━━━ Data segment ━━━

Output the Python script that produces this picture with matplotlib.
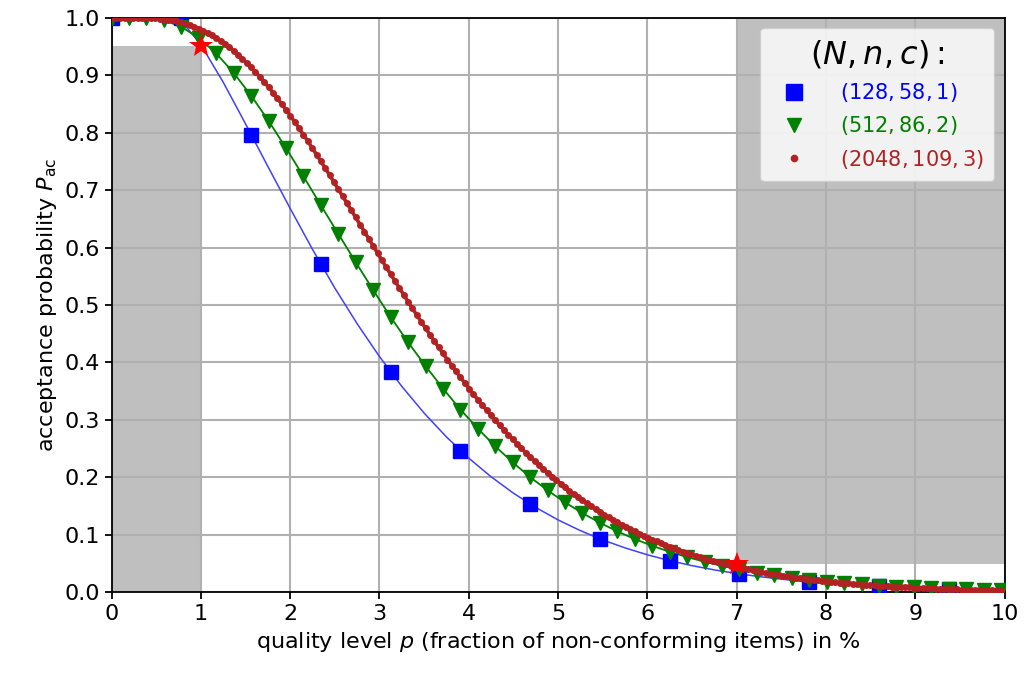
# OC curves of three single sampling plans (hypergeometric model)
import matplotlib
matplotlib.use('Agg')
import matplotlib.pyplot as plt
from matplotlib.patches import Rectangle

# plan (N, n, c) = (128, 58, 1): one square per defect count D = 0..12
bluePac = [1.0, 1.0, 0.7966, 0.5707, 0.3836, 0.2468, 0.1536, 0.0931, 0.0552,
           0.0321, 0.0184, 0.0103, 0.0057]
# the thin blue curve, read every 0.25 % of p
blueLinePac = [1.0, 1.0, 1.0, 1.0, 0.9528, 0.8875, 0.8151, 0.7410, 0.6679,
               0.5967, 0.5294, 0.4673, 0.4102, 0.3584, 0.3119, 0.2704, 0.2335,
               0.2011, 0.1726, 0.1477, 0.1261, 0.1074, 0.0912, 0.0774, 0.0654,
               0.0552, 0.0465, 0.0391, 0.0329, 0.0275, 0.0230, 0.0192, 0.0160,
               0.0134, 0.0111, 0.0092, 0.0076, 0.0063, 0.0052, 0.0043, 0.0036]

# plan (512, 86, 2): D = 0..51
greenPac = [1.0000, 1.0000, 1.0000, 0.9954, 0.9839, 0.9645, 0.9376, 0.9038,
            0.8643, 0.8203, 0.7730, 0.7237, 0.6734, 0.6237, 0.5743, 0.5259,
            0.4790, 0.4352, 0.3938, 0.3547, 0.3181, 0.2849, 0.2542, 0.2261,
            0.2005, 0.1774, 0.1566, 0.1378, 0.1211, 0.1061, 0.0928, 0.0810,
            0.0706, 0.0614, 0.0533, 0.0462, 0.0400, 0.0345, 0.0298, 0.0256,
            0.0221, 0.0189, 0.0162, 0.0139, 0.0119, 0.0102, 0.0087, 0.0074,
            0.0063, 0.0053, 0.0045, 0.0038]

# plan (2048, 109, 3): D = 0..204
redPac = [1.0000, 1.0000, 1.0000, 1.0000, 1.0000, 1.0000, 0.9999, 0.9998, 0.9996, 0.9992,
          0.9988, 0.9982, 0.9973, 0.9962, 0.9950, 0.9934, 0.9916, 0.9894, 0.9870, 0.9842,
          0.9810, 0.9775, 0.9736, 0.9693, 0.9646, 0.9596, 0.9541, 0.9483, 0.9421, 0.9355,
          0.9285, 0.9211, 0.9133, 0.9053, 0.8968, 0.8881, 0.8790, 0.8696, 0.8599, 0.8499,
          0.8397, 0.8292, 0.8184, 0.8075, 0.7963, 0.7850, 0.7734, 0.7618, 0.7500, 0.7380,
          0.7260, 0.7138, 0.7015, 0.6893, 0.6770, 0.6646, 0.6523, 0.6399, 0.6274, 0.6150,
          0.6025, 0.5901, 0.5778, 0.5656, 0.5535, 0.5414, 0.5295, 0.5176, 0.5057, 0.4940,
          0.4823, 0.4708, 0.4595, 0.4483, 0.4373, 0.4264, 0.4157, 0.4051, 0.3946, 0.3843,
          0.3741, 0.3642, 0.3544, 0.3448, 0.3354, 0.3261, 0.3170, 0.3081, 0.2993, 0.2907,
          0.2823, 0.2741, 0.2661, 0.2582, 0.2505, 0.2430, 0.2357, 0.2285, 0.2215, 0.2146,
          0.2079, 0.2015, 0.1951, 0.1889, 0.1829, 0.1770, 0.1713, 0.1657, 0.1603, 0.1551,
          0.1499, 0.1450, 0.1401, 0.1354, 0.1308, 0.1264, 0.1221, 0.1179, 0.1138, 0.1099,
          0.1061, 0.1024, 0.0988, 0.0953, 0.0919, 0.0886, 0.0854, 0.0824, 0.0794, 0.0765,
          0.0738, 0.0711, 0.0685, 0.0659, 0.0635, 0.0611, 0.0588, 0.0566, 0.0545, 0.0525,
          0.0505, 0.0486, 0.0467, 0.0450, 0.0432, 0.0416, 0.0399, 0.0384, 0.0369, 0.0355,
          0.0341, 0.0328, 0.0315, 0.0302, 0.0290, 0.0279, 0.0267, 0.0257, 0.0246, 0.0237,
          0.0227, 0.0218, 0.0209, 0.0201, 0.0192, 0.0185, 0.0177, 0.0170, 0.0163, 0.0156,
          0.0150, 0.0143, 0.0137, 0.0132, 0.0126, 0.0121, 0.0116, 0.0111, 0.0106, 0.0102,
          0.0097, 0.0093, 0.0089, 0.0085, 0.0082, 0.0078, 0.0075, 0.0072, 0.0068, 0.0066,
          0.0063, 0.0060, 0.0057, 0.0055, 0.0052, 0.0050, 0.0048, 0.0046, 0.0044, 0.0042,
          0.0040, 0.0038, 0.0037, 0.0035, 0.0033]

planLabels = ['$(128, 58, 1)$', '$(512, 86, 2)$', '$(2048, 109, 3)$']
lotSizes = [128, 512, 2048]

# producer point (AQL) and consumer point (LQ)
specP = [1, 7]
specPac = [0.95, 0.05]

# quality level in % for every defect count D = 0, 1, 2, ...
blueP = [100 * d / lotSizes[0] for d in range(len(bluePac))]
greenP = [100 * d / lotSizes[1] for d in range(len(greenPac))]
redP = [100 * d / lotSizes[2] for d in range(len(redPac))]
blueLineP = [0.25 * i for i in range(len(blueLinePac))]

fig = plt.figure(figsize=(10.24, 6.77), dpi=100)
ax = fig.add_axes([0.109, 0.125, 0.872, 0.849])

# forbidden regions
ax.add_patch(Rectangle((0, 0), specP[0], specPac[0], facecolor='#bfbfbf', edgecolor='none', zorder=1))
ax.add_patch(Rectangle((specP[1], specPac[1]), 10 - specP[1], 1 - specPac[1],
                       facecolor='#bfbfbf', edgecolor='none', zorder=1))

ax.plot(blueLineP, blueLinePac, '-', color='#4040ff', lw=1.1, zorder=2)
ax.plot(blueP, bluePac, 's', color='blue', ms=10, label=planLabels[0], zorder=3)

ax.plot(greenP, greenPac, '-', color='green', lw=1.3, zorder=2)
ax.plot(greenP, greenPac, 'v', color='green', ms=9.5, label=planLabels[1], zorder=3)

ax.plot(redP, redPac, '-', color='firebrick', lw=2.6, zorder=4)
ax.plot(redP, redPac, 'o', color='firebrick', ms=5, mew=0, label=planLabels[2], zorder=4)

ax.plot(specP, specPac, '*', color='red', ms=18, mew=0, zorder=6, clip_on=False)

ax.set_xlim(0, 10)
ax.set_ylim(0, 1)
ax.set_xticks(range(0, 11))
ax.set_yticks([i / 10 for i in range(11)])
ax.set_yticklabels(['%.1f' % (i / 10) for i in range(11)])
ax.grid(True, color='#b0b0b0', lw=1.5)
ax.tick_params(labelsize=16, length=5, width=1.3)
for s in ax.spines.values():
    s.set_linewidth(1.3)

ax.set_xlabel('quality level $p$ (fraction of non-conforming items) in %', fontsize=16)
ax.set_ylabel('acceptance probability $P_\\mathrm{ac}$', fontsize=16)

leg = ax.legend(loc='upper right', fontsize=15, title='$(N, n, c):$', title_fontsize=23,
                borderaxespad=0.5, borderpad=0.5, labelspacing=0.5, handletextpad=1.1,
                handlelength=2.2, markerscale=1.1)
for txt, col in zip(leg.get_texts(), ['blue', 'green', 'firebrick']):
    txt.set_color(col)

fig.savefig('out.png', dpi=100)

━━━

Problem description: Write out nothing but the lines from the start of the data through the line with "0.0063, 0.0053, 0.0045, 0.0038]". Leave out the pictures.

Solved problem:
Output the Python script that produces this picture with matplotlib.
# OC curves of three single sampling plans (hypergeometric model)
import matplotlib
matplotlib.use('Agg')
import matplotlib.pyplot as plt
from matplotlib.patches import Rectangle

# plan (N, n, c) = (128, 58, 1): one square per defect count D = 0..12
bluePac = [1.0, 1.0, 0.7966, 0.5707, 0.3836, 0.2468, 0.1536, 0.0931, 0.0552,
           0.0321, 0.0184, 0.0103, 0.0057]
# the thin blue curve, read every 0.25 % of p
blueLinePac = [1.0, 1.0, 1.0, 1.0, 0.9528, 0.8875, 0.8151, 0.7410, 0.6679,
               0.5967, 0.5294, 0.4673, 0.4102, 0.3584, 0.3119, 0.2704, 0.2335,
               0.2011, 0.1726, 0.1477, 0.1261, 0.1074, 0.0912, 0.0774, 0.0654,
               0.0552, 0.0465, 0.0391, 0.0329, 0.0275, 0.0230, 0.0192, 0.0160,
               0.0134, 0.0111, 0.0092, 0.0076, 0.0063, 0.0052, 0.0043, 0.0036]

# plan (512, 86, 2): D = 0..51
greenPac = [1.0000, 1.0000, 1.0000, 0.9954, 0.9839, 0.9645, 0.9376, 0.9038,
            0.8643, 0.8203, 0.7730, 0.7237, 0.6734, 0.6237, 0.5743, 0.5259,
            0.4790, 0.4352, 0.3938, 0.3547, 0.3181, 0.2849, 0.2542, 0.2261,
            0.2005, 0.1774, 0.1566, 0.1378, 0.1211, 0.1061, 0.0928, 0.0810,
            0.0706, 0.0614, 0.0533, 0.0462, 0.0400, 0.0345, 0.0298, 0.0256,
            0.0221, 0.0189, 0.0162, 0.0139, 0.0119, 0.0102, 0.0087, 0.0074,
            0.0063, 0.0053, 0.0045, 0.0038]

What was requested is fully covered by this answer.